On May 13, 2009, at 7:17 AM, Andrew Sullivan wrote:
The alternative explanation is that the "have to be modified" could be stated slightly differently as "have to be modified to get through" AD review, which is the sort of thing I sometimes hear people saying. This locution suggests that people do not regard the IETF and AD reviews as useful tests that improve the technical quality of a document, but that instead the reviews are regarded as hurdles to clear on the way to publishing an RFC. This might suggest a reluctance to compromise that is not ideally matched for our consensus-based approach. If that's right (and I don't know whether it is), then no procedural tweaks will fix it either, because the problem is still the suitability of the documents for publication as RFCs unless we abandon rough consensus as a test.
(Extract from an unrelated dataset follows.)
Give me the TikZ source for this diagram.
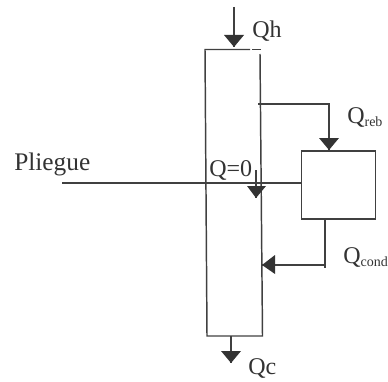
\documentclass[tikz,border=0pt]{standalone}
\usepackage{fontspec}
\setmainfont{Liberation Serif}
\tikzset{
  ln/.style={draw=black!75,line width=1.1pt},
  hd/.style={fill=black!80,draw=none},
  lab/.style={inner sep=0pt,anchor=base west,text=black!80,font=\fontsize{18}{20}\selectfont},
}
\newcommand{\subt}[1]{\raisebox{-2.5pt}{\fontsize{10.5}{12}\selectfont #1}}
\begin{document}
\begin{tikzpicture}[x=0.75pt,y=-0.75pt]
\useasboundingbox (0,0) rectangle (388,381);
% column
\coordinate (tl) at (205,49.5);
\coordinate (tg1) at (250,49.5);
\coordinate (tg2) at (252,49.5);
\coordinate (tr) at (261,49.5);
\coordinate (rt) at (260,54);
\coordinate (rb) at (262.5,336);
\coordinate (lb) at (207,336);
\draw[ln] (tg1) -- (tl) -- (lb) -- (rb) -- (rt);
\draw[ln] (tg2) -- (tr);
% box
\node[draw=black!75,line width=1.1pt,minimum width=55.5pt,minimum height=51pt,inner sep=0pt] (box) at (338.5,185) {};
% feed
\coordinate (feed) at (62,183);
\coordinate (boxin) at (box.west |- feed);
\draw[ln] (feed) -- (boxin);
% Qh
\coordinate (qhs) at (234,7);
\coordinate (qht) at (234,47);
\draw[ln] (qhs) -- (qht);
\draw[hd] (224,35) -- (244,35) -- (qht) -- cycle;
% Qreb
\coordinate (rebs) at (258,104);
\coordinate (rebc) at (329,104);
\coordinate (rebt) at (329,150);
\draw[ln] (rebs) -- (rebc) -- (rebt);
\draw[hd] (319,138) -- (339,138) -- (rebt) -- cycle;
% Middle
\coordinate (ms) at (256,170);
\coordinate (mt) at (256,198);
\draw[ln,line width=.8pt] (ms) -- (mt);
\draw[hd] (247,186) -- (266,186) -- (mt) -- cycle;
% Qcond
\coordinate (cs) at (325,219);
\coordinate (ce) at (325,268);
\coordinate (cc) at (325,265);
\coordinate (ct) at (262,265);
\draw[ln] (cs) -- (ce);
\draw[ln] (cc) -- (ct);
\draw[hd] (275,255) -- (275,274) -- (ct) -- cycle;
% Qc
\coordinate (qcs) at (231,336);
\coordinate (qct) at (231,363);
\draw[ln] (qcs) -- (qct);
\draw[hd] (221,351) -- (241,351) -- (qct) -- cycle;
% labels
\node[lab] (t1) at (252,38) {Qh};
\node[lab] (t2) at (347,123) {Q\subt{reb}};
\node[lab,font=\fontsize{19}{21}\selectfont] (t3) at (14,170) {Pliegue};
\node[lab] (t4) at (209,176) {Q=0};
\node[lab] (t5) at (343,263) {Q\subt{cond}};
\node[lab] (t6) at (248,374.5) {Qc};
\end{tikzpicture}
\end{document}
Having been on both sides of this divide, I think I can attest that both views hold water.

As IETF chair and with Scott Bradner as one of the ADs, I noted that any draft that used normative language and didn't cite RFC 2119 would get a "discuss" on the point, and included that in my (decade-old now) id nits bullet list simply to avoid the predictable revision cycle. As an author on what is now RFC 4192, I found a particular AD to be using his position on the IESG as leverage to force into the document a statement which was both vacuous and untrue - and which the working group had not discussed. I asked him for text supporting his position, which he didn't supply, and his "discuss" was removed when he left the IESG. Those are both cases of "what it took to get past the IESG".

On the other hand, at least in my opinion, the original L2TP draft sent to the IESG was largely incomprehensible. Tom Narten's efforts with the authors, centered around "I'm not removing my 'discuss' until I can understand your document", resulted in a complete rewrite, which was a vast improvement. While that was an extreme case, I can think of many cases in which IESG comments have improved documents in real ways.

As an author, I sometimes get the feeling that ADs place discusses because they feel honor-bound to find something wrong with a document. I personally would appreciate getting those remarks during the working group process rather than having the AD wait for last call to place them. I appreciated Magnus' detailed comments on a draft I am working on in behave coming now rather than later, as they constitute a lot of additional effort - effort that was not deemed necessary when SIIT, which the draft updates, was first proposed. In general, I think that directorate review and AD review works best if it happens during working group discussion rather than as a remedial effort after the fact.